• _Written exercise_
Reproduce every line of the material below, but drop the pictures.

--- begin Exercise material ---

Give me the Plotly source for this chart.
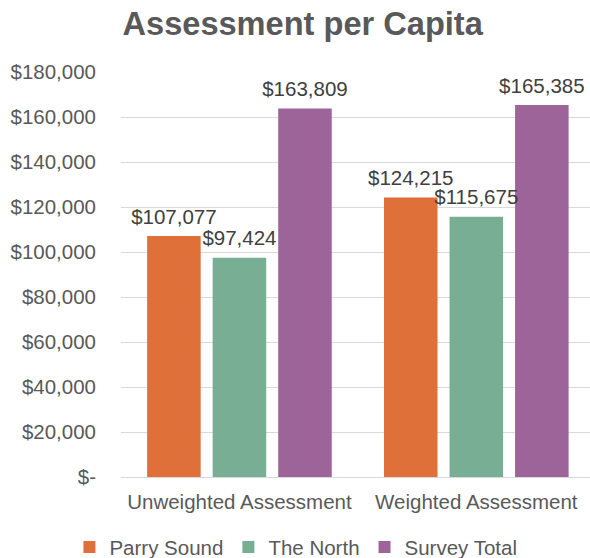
import plotly.graph_objects as go

categories = ["Unweighted Assessment", "Weighted Assessment"]
series_names = ["Parry Sound", "The North", "Survey Total"]
parry_sound = [107077, 124215]
the_north = [97424, 115675]
survey_total = [163809, 165385]
tick_values = [0, 20000, 40000, 60000, 80000, 100000, 120000, 140000, 160000, 180000]
tick_labels = ["$-", "$20,000", "$40,000", "$60,000", "$80,000", "$100,000",
               "$120,000", "$140,000", "$160,000", "$180,000"]

colors = ["#E0703A", "#77AE94", "#9D649A"]
values = [parry_sound, the_north, survey_total]

fig = go.Figure()
for name, vals, col in zip(series_names, values, colors):
    fig.add_trace(go.Bar(
        x=categories, y=vals, name=name,
        marker=dict(color=col, line=dict(width=0)),
        offsetgroup=name, hoverinfo="y",
    ))
# value labels: text-only scatter traces grouped like the bars
for name, vals in zip(series_names, values):
    fig.add_trace(go.Scatter(
        x=categories, y=vals, mode="markers+text", showlegend=False,
        offsetgroup=name, hoverinfo="skip",
        marker=dict(size=10, opacity=0),
        text=[f"${v:,.0f}" for v in vals],
        textposition="top center",
        cliponaxis=False,
        textfont=dict(family="Liberation Sans, Arial", size=20.5, color="#404040"),
    ))

fig.update_layout(
    width=590, height=558,
    margin=dict(l=121, r=0, t=72, b=81, autoexpand=False),
    paper_bgcolor="white", plot_bgcolor="white",
    barmode="group", bargap=0.17, bargroupgap=0.183,
    scattermode="group", scattergap=0.17,
    font=dict(family="Liberation Sans, Arial", size=20.5, color="#595959"),
    title=dict(text="<b>Assessment per Capita</b>", x=0.513, xanchor="center",
               xref="container", y=0.957, yref="container", yanchor="middle",
               font=dict(size=32.6, color="#595959")),
    showlegend=True,
    legend=dict(orientation="h", x=0.373, xanchor="center", y=-0.173, yanchor="middle",
                font=dict(size=20.5, color="#595959"), itemwidth=30,
                traceorder="normal"),
    xaxis=dict(range=[-0.5, 1.48], showgrid=False, showline=True, linecolor="#D9D9D9",
               linewidth=1, ticks="", automargin=False, ticklabelstandoff=6,
               tickfont=dict(size=20.5, color="#595959")),
    yaxis=dict(range=[0, 180000], tickvals=tick_values, ticktext=tick_labels,
               showgrid=True, gridcolor="#D9D9D9", gridwidth=1, zeroline=False,
               showline=False, ticks="", ticklabelstandoff=24, automargin=False,
               tickfont=dict(size=20.5, color="#595959")),
)

fig.write_html("out.html",
               config={"displayModeBar": False},
               post_script="document.body.style.margin='0px';document.body.style.overflow='hidden';")
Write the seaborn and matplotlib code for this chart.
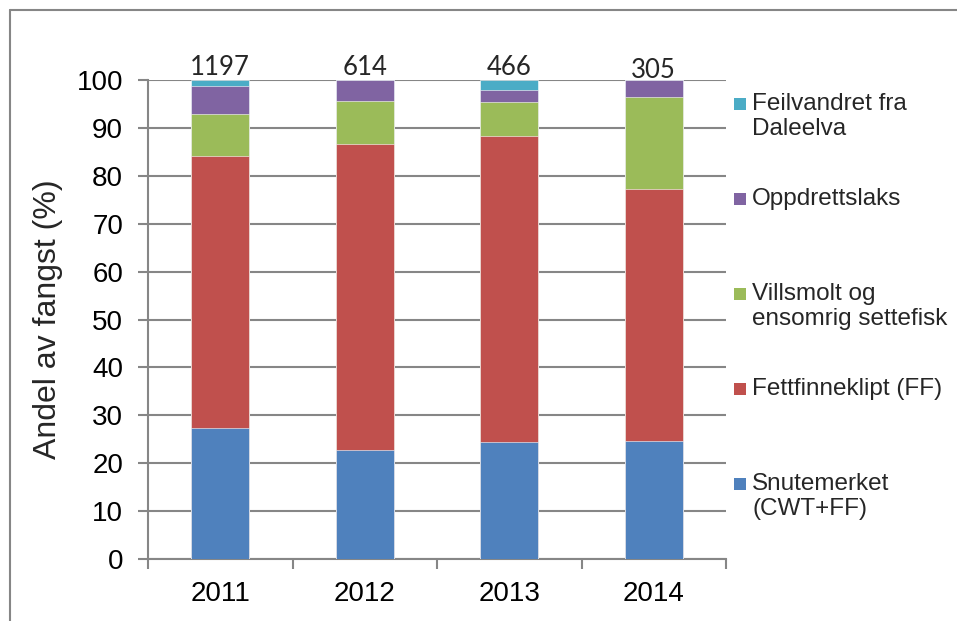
import numpy as np
import pandas as pd
import matplotlib.pyplot as plt
import seaborn as sns
from matplotlib.lines import Line2D
from matplotlib.patches import Rectangle

# data (% of catch, per year)
years = ["2011", "2012", "2013", "2014"]
totals = [1197, 614, 466, 305]
snutemerket = [27.3, 22.8, 24.4, 24.6]
fettfinneklipt = [56.9, 63.9, 63.9, 52.7]
villsmolt = [8.6, 8.9, 7.2, 19.1]
oppdrett = [6.0, 4.4, 2.5, 3.6]
feilvandret = [1.2, 0.0, 2.0, 0.0]

series_names = ["Snutemerket\n(CWT+FF)", "Fettfinneklipt (FF)",
                "Villsmolt og\nensomrig settefisk", "Oppdrettslaks",
                "Feilvandret fra\nDaleelva"]
colors = ["#4F81BD", "#C0504D", "#9BBB59", "#8064A2", "#4BACC6"]

df = pd.DataFrame({"year": years, "s0": snutemerket, "s1": fettfinneklipt,
                   "s2": villsmolt, "s3": oppdrett, "s4": feilvandret})
cum = df[["s0", "s1", "s2", "s3", "s4"]].cumsum(axis=1)
cum["year"] = df["year"]

sns.set_theme(style="white")
plt.rcParams["font.family"] = ["Liberation Sans", "DejaVu Sans"]
grey = "#868686"

fig = plt.figure(figsize=(9.57, 6.21), dpi=100)
ax = fig.add_axes([148 / 957, 62 / 621, 578 / 957, 479 / 621])

# stacked bars: draw cumulative heights from the top layer down
for i in range(4, -1, -1):
    sns.barplot(data=cum, x="year", y=f"s{i}", color=colors[i], width=0.4,
                saturation=1, ax=ax, edgecolor="white", linewidth=0.4, zorder=3)

ax.set_ylim(0, 100)
ax.set_xlim(-0.5, 3.5)
ax.set_yticks(np.arange(0, 101, 10))
ax.yaxis.grid(True, color=grey, linewidth=1.5, zorder=0)
ax.set_axisbelow(True)
ax.set_xlabel("")
ax.set_ylabel("Andel av fangst (%)", fontsize=23, labelpad=10)

for s in ["top", "right"]:
    ax.spines[s].set_visible(False)
for s in ["left", "bottom"]:
    ax.spines[s].set_color(grey)
    ax.spines[s].set_linewidth(1.5)

ax.tick_params(axis="y", which="major", direction="out", length=7, width=1.5,
               color=grey, labelsize=20, left=True, pad=11, labelcolor="black")
ax.tick_params(axis="x", which="major", length=0, labelsize=20, pad=16,
               labelcolor="black")
ax.set_xticks(np.arange(-0.5, 4, 1), minor=True)
ax.tick_params(axis="x", which="minor", direction="out", length=7, width=1.5,
               color=grey, bottom=True)

# total counts above the bars
label_offsets = [0, 0, 0, -2.5]
for i, n in enumerate(totals):
    ax.annotate(str(n), (i, 100), xytext=(0, label_offsets[i]),
                textcoords="offset points", ha="center", va="bottom",
                fontsize=18.5, family="Lato", annotation_clip=False)

# legend, top entry first as in the reference
W, H = 957, 621
for k, i in enumerate(range(4, -1, -1)):
    yc = 104 + k * 95
    fig.patches.append(Rectangle((734 / W, 1 - (yc + 6) / H), 12 / W, 12 / H,
                                 transform=fig.transFigure, facecolor=colors[i],
                                 edgecolor="none"))
    fig.text(752 / W, 1 - (yc - 11) / H, series_names[i], fontsize=17.5,
             va="top", ha="left", linespacing=1.2)

# outer frame (only left and top visible in the reference)
fig.add_artist(Line2D([10 / W, 10 / W], [0, 1 - 10 / H], color=grey, lw=1.5,
                      transform=fig.transFigure))
fig.add_artist(Line2D([10 / W, 1], [1 - 10 / H, 1 - 10 / H], color=grey, lw=1.5,
                      transform=fig.transFigure))

fig.savefig("out.png", dpi=100)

--- end Exercise material ---

• _Full solution_
Give me the Plotly source for this chart.
import plotly.graph_objects as go

categories = ["Unweighted Assessment", "Weighted Assessment"]
series_names = ["Parry Sound", "The North", "Survey Total"]
parry_sound = [107077, 124215]
the_north = [97424, 115675]
survey_total = [163809, 165385]
tick_values = [0, 20000, 40000, 60000, 80000, 100000, 120000, 140000, 160000, 180000]
tick_labels = ["$-", "$20,000", "$40,000", "$60,000", "$80,000", "$100,000",
               "$120,000", "$140,000", "$160,000", "$180,000"]

colors = ["#E0703A", "#77AE94", "#9D649A"]
values = [parry_sound, the_north, survey_total]

fig = go.Figure()
for name, vals, col in zip(series_names, values, colors):
    fig.add_trace(go.Bar(
        x=categories, y=vals, name=name,
        marker=dict(color=col, line=dict(width=0)),
        offsetgroup=name, hoverinfo="y",
    ))
# value labels: text-only scatter traces grouped like the bars
for name, vals in zip(series_names, values):
    fig.add_trace(go.Scatter(
        x=categories, y=vals, mode="markers+text", showlegend=False,
        offsetgroup=name, hoverinfo="skip",
        marker=dict(size=10, opacity=0),
        text=[f"${v:,.0f}" for v in vals],
        textposition="top center",
        cliponaxis=False,
        textfont=dict(family="Liberation Sans, Arial", size=20.5, color="#404040"),
    ))

fig.update_layout(
    width=590, height=558,
    margin=dict(l=121, r=0, t=72, b=81, autoexpand=False),
    paper_bgcolor="white", plot_bgcolor="white",
    barmode="group", bargap=0.17, bargroupgap=0.183,
    scattermode="group", scattergap=0.17,
    font=dict(family="Liberation Sans, Arial", size=20.5, color="#595959"),
    title=dict(text="<b>Assessment per Capita</b>", x=0.513, xanchor="center",
               xref="container", y=0.957, yref="container", yanchor="middle",
               font=dict(size=32.6, color="#595959")),
    showlegend=True,
    legend=dict(orientation="h", x=0.373, xanchor="center", y=-0.173, yanchor="middle",
                font=dict(size=20.5, color="#595959"), itemwidth=30,
                traceorder="normal"),
    xaxis=dict(range=[-0.5, 1.48], showgrid=False, showline=True, linecolor="#D9D9D9",
               linewidth=1, ticks="", automargin=False, ticklabelstandoff=6,
               tickfont=dict(size=20.5, color="#595959")),
    yaxis=dict(range=[0, 180000], tickvals=tick_values, ticktext=tick_labels,
               showgrid=True, gridcolor="#D9D9D9", gridwidth=1, zeroline=False,
               showline=False, ticks="", ticklabelstandoff=24, automargin=False,
               tickfont=dict(size=20.5, color="#595959")),
)

fig.write_html("out.html",
               config={"displayModeBar": False},
               post_script="document.body.style.margin='0px';document.body.style.overflow='hidden';")
Write the seaborn and matplotlib code for this chart.
import numpy as np
import pandas as pd
import matplotlib.pyplot as plt
import seaborn as sns
from matplotlib.lines import Line2D
from matplotlib.patches import Rectangle

# data (% of catch, per year)
years = ["2011", "2012", "2013", "2014"]
totals = [1197, 614, 466, 305]
snutemerket = [27.3, 22.8, 24.4, 24.6]
fettfinneklipt = [56.9, 63.9, 63.9, 52.7]
villsmolt = [8.6, 8.9, 7.2, 19.1]
oppdrett = [6.0, 4.4, 2.5, 3.6]
feilvandret = [1.2, 0.0, 2.0, 0.0]

series_names = ["Snutemerket\n(CWT+FF)", "Fettfinneklipt (FF)",
                "Villsmolt og\nensomrig settefisk", "Oppdrettslaks",
                "Feilvandret fra\nDaleelva"]
colors = ["#4F81BD", "#C0504D", "#9BBB59", "#8064A2", "#4BACC6"]

df = pd.DataFrame({"year": years, "s0": snutemerket, "s1": fettfinneklipt,
                   "s2": villsmolt, "s3": oppdrett, "s4": feilvandret})
cum = df[["s0", "s1", "s2", "s3", "s4"]].cumsum(axis=1)
cum["year"] = df["year"]

sns.set_theme(style="white")
plt.rcParams["font.family"] = ["Liberation Sans", "DejaVu Sans"]
grey = "#868686"

fig = plt.figure(figsize=(9.57, 6.21), dpi=100)
ax = fig.add_axes([148 / 957, 62 / 621, 578 / 957, 479 / 621])

# stacked bars: draw cumulative heights from the top layer down
for i in range(4, -1, -1):
    sns.barplot(data=cum, x="year", y=f"s{i}", color=colors[i], width=0.4,
                saturation=1, ax=ax, edgecolor="white", linewidth=0.4, zorder=3)

ax.set_ylim(0, 100)
ax.set_xlim(-0.5, 3.5)
ax.set_yticks(np.arange(0, 101, 10))
ax.yaxis.grid(True, color=grey, linewidth=1.5, zorder=0)
ax.set_axisbelow(True)
ax.set_xlabel("")
ax.set_ylabel("Andel av fangst (%)", fontsize=23, labelpad=10)

for s in ["top", "right"]:
    ax.spines[s].set_visible(False)
for s in ["left", "bottom"]:
    ax.spines[s].set_color(grey)
    ax.spines[s].set_linewidth(1.5)

ax.tick_params(axis="y", which="major", direction="out", length=7, width=1.5,
               color=grey, labelsize=20, left=True, pad=11, labelcolor="black")
ax.tick_params(axis="x", which="major", length=0, labelsize=20, pad=16,
               labelcolor="black")
ax.set_xticks(np.arange(-0.5, 4, 1), minor=True)
ax.tick_params(axis="x", which="minor", direction="out", length=7, width=1.5,
               color=grey, bottom=True)

# total counts above the bars
label_offsets = [0, 0, 0, -2.5]
for i, n in enumerate(totals):
    ax.annotate(str(n), (i, 100), xytext=(0, label_offsets[i]),
                textcoords="offset points", ha="center", va="bottom",
                fontsize=18.5, family="Lato", annotation_clip=False)

# legend, top entry first as in the reference
W, H = 957, 621
for k, i in enumerate(range(4, -1, -1)):
    yc = 104 + k * 95
    fig.patches.append(Rectangle((734 / W, 1 - (yc + 6) / H), 12 / W, 12 / H,
                                 transform=fig.transFigure, facecolor=colors[i],
                                 edgecolor="none"))
    fig.text(752 / W, 1 - (yc - 11) / H, series_names[i], fontsize=17.5,
             va="top", ha="left", linespacing=1.2)

# outer frame (only left and top visible in the reference)
fig.add_artist(Line2D([10 / W, 10 / W], [0, 1 - 10 / H], color=grey, lw=1.5,
                      transform=fig.transFigure))
fig.add_artist(Line2D([10 / W, 1], [1 - 10 / H, 1 - 10 / H], color=grey, lw=1.5,
                      transform=fig.transFigure))

fig.savefig("out.png", dpi=100)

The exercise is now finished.